Of the services you list, S3 is OK. I would rather admin an RDBMS than use RDS at small scale
> Large enough customers also don't pay list price for AWS.
At that scale the cost savings on not hiring sysadmins becomes much smaller, so what is the case for using AWS? The absolute cost savings will be huge.
Even "only" ECS users often benefit from load balancing there. Other clouds sometimes have their own (Hetzner), but generally it's kind of a hard problem to do well, if you don't have a cloud service like Elastic IP's that you can use to handle fail over.
Generally everywhere I've worked has been pretty excited to have a lot more than just ecs managed for them. There's still a strong perception that other people managing services is a wonderful freedom. I'd love some day if the stance could shift some, if the everyday operator felt a little more secure doing some of their own platform engineering, if folks had faith in that.
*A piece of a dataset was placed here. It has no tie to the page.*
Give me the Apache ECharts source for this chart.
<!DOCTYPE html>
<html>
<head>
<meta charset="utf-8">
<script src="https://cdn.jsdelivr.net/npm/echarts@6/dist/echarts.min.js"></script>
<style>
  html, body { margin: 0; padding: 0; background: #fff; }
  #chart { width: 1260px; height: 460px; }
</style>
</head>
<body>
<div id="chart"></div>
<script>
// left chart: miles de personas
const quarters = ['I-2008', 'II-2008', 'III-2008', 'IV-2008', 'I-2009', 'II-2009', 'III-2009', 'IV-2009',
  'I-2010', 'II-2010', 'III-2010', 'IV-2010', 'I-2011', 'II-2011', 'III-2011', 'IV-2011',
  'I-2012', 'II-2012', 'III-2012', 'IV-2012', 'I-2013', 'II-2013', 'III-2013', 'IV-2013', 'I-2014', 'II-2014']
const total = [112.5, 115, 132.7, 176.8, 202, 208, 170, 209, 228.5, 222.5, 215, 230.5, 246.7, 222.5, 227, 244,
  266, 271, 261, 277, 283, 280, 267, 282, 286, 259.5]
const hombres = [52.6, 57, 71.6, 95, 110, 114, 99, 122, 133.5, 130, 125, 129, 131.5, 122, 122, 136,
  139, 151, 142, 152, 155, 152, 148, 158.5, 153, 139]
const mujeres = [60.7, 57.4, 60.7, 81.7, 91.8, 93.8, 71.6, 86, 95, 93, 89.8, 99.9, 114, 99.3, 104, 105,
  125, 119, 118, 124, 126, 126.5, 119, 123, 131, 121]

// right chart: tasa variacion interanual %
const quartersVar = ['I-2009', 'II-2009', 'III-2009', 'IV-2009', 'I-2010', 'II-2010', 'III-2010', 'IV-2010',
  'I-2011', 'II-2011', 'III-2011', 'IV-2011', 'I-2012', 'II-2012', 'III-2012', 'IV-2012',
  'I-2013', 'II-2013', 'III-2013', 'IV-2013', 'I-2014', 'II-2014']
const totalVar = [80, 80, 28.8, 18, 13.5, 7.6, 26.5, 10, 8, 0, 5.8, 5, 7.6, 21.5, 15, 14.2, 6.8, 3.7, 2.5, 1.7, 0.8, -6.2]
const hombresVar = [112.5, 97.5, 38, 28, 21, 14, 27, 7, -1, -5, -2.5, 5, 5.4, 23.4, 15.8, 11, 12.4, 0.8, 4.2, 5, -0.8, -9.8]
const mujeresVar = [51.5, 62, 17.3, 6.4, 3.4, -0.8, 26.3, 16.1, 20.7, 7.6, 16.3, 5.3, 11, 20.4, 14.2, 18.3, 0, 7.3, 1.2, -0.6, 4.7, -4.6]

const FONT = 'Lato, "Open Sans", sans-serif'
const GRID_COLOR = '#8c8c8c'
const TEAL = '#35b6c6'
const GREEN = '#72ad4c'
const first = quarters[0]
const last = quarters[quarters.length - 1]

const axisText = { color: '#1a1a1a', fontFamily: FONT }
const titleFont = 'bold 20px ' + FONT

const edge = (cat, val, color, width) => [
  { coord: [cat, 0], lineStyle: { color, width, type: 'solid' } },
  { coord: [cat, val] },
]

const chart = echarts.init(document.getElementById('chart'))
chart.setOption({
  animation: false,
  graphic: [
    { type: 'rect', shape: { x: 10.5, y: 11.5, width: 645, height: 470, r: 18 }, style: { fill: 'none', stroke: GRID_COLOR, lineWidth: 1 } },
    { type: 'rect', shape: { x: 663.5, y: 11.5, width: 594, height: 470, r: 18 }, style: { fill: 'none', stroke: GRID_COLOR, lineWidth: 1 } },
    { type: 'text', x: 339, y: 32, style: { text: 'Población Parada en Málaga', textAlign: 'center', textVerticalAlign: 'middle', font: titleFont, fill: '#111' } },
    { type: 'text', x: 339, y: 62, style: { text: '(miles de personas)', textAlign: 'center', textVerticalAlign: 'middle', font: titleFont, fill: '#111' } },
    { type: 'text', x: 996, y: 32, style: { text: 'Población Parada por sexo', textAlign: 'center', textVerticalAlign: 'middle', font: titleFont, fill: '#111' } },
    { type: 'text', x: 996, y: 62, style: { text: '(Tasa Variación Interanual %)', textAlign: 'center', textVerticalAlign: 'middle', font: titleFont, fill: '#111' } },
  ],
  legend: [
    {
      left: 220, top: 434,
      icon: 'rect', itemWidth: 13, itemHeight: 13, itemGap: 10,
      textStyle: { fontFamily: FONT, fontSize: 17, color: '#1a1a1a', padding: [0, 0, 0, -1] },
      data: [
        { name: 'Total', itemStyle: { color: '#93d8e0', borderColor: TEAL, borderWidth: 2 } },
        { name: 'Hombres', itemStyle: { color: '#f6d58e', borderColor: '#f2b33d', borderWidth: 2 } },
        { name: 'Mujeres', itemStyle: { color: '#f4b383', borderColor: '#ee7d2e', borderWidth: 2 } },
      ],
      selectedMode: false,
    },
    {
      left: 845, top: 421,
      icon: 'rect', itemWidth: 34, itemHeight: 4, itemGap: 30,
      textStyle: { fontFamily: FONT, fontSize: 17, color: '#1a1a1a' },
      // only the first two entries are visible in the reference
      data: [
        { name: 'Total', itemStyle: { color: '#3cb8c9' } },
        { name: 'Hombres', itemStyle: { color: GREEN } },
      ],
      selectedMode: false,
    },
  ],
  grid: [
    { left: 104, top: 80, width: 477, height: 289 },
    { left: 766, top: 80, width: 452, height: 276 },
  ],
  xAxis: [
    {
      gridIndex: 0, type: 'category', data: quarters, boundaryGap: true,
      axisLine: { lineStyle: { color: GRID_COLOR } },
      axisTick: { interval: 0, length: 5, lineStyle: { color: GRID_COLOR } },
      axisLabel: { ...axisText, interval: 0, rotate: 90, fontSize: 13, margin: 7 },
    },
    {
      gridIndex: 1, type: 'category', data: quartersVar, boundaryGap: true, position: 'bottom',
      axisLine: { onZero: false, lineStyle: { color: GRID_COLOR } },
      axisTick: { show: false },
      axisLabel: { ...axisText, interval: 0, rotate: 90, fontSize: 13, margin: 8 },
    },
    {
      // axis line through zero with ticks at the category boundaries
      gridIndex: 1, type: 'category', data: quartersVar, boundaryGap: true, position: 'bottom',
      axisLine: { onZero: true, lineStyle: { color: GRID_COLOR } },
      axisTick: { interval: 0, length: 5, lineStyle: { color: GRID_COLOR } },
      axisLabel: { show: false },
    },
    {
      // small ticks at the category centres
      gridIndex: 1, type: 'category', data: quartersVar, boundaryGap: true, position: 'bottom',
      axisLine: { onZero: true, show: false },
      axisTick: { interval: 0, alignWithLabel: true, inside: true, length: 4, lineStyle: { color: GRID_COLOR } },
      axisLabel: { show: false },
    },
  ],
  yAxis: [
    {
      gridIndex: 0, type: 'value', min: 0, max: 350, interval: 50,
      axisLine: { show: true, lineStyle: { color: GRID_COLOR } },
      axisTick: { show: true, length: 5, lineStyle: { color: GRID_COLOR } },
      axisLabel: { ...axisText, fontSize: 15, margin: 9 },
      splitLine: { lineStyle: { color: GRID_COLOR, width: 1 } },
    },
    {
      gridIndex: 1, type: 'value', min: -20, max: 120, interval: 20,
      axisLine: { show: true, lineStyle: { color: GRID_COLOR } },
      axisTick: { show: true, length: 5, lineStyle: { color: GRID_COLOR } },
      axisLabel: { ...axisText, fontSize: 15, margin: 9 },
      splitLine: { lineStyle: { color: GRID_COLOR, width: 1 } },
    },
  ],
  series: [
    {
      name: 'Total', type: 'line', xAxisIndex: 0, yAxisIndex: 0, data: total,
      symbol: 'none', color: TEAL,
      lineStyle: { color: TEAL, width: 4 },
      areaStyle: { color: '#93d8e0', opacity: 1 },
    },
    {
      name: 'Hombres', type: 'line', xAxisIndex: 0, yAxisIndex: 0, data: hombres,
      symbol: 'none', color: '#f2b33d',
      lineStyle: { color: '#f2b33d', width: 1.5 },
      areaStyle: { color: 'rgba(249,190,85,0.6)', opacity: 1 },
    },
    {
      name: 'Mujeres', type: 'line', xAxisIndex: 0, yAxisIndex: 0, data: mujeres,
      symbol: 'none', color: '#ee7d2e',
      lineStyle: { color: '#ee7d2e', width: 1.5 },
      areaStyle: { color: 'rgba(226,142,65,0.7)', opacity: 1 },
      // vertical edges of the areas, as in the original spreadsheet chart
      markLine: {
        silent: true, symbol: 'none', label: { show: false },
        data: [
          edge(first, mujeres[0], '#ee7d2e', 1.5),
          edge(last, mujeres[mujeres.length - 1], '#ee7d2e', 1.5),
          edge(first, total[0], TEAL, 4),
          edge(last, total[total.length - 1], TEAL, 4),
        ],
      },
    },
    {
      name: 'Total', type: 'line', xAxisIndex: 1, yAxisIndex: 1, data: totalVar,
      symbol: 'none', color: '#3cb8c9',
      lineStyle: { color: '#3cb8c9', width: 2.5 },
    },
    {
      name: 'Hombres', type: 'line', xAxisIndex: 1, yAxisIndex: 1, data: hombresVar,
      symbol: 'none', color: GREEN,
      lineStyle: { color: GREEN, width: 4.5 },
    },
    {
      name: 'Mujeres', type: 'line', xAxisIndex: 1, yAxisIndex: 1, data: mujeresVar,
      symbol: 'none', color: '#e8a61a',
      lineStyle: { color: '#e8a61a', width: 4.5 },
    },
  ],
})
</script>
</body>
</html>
Having a solid secure day-2 stance starts with simple pieces but isnt simple, is quite hard, with inherent complexity: I'm excited by those many folks out there saddling up for open source platform engineering works (operators/controllers).
Pretty much everyone offers load balancing and IPs that can be moved between servers and VPSs. Even if you have to switch to new IPs DNS propagation will not take as long as waiting out an AWS shutdown.
10% of what? Users, instances/capacity...? If its users then its a lot higher because it it gets commoner the smaller users are.
> There's still a strong perception that other people managing services is a wonderful freedom.
The argument is really about whether that is a perception of a reality. If you can fit everything on one box (which is a LOT these days) then its easy to manage your own stuff. if you cannot you are probably big enough to employ people to manage it (which is discussed in other comments) and you still have to deal with the complexity of AWS (also discussed elsewhere in the comments).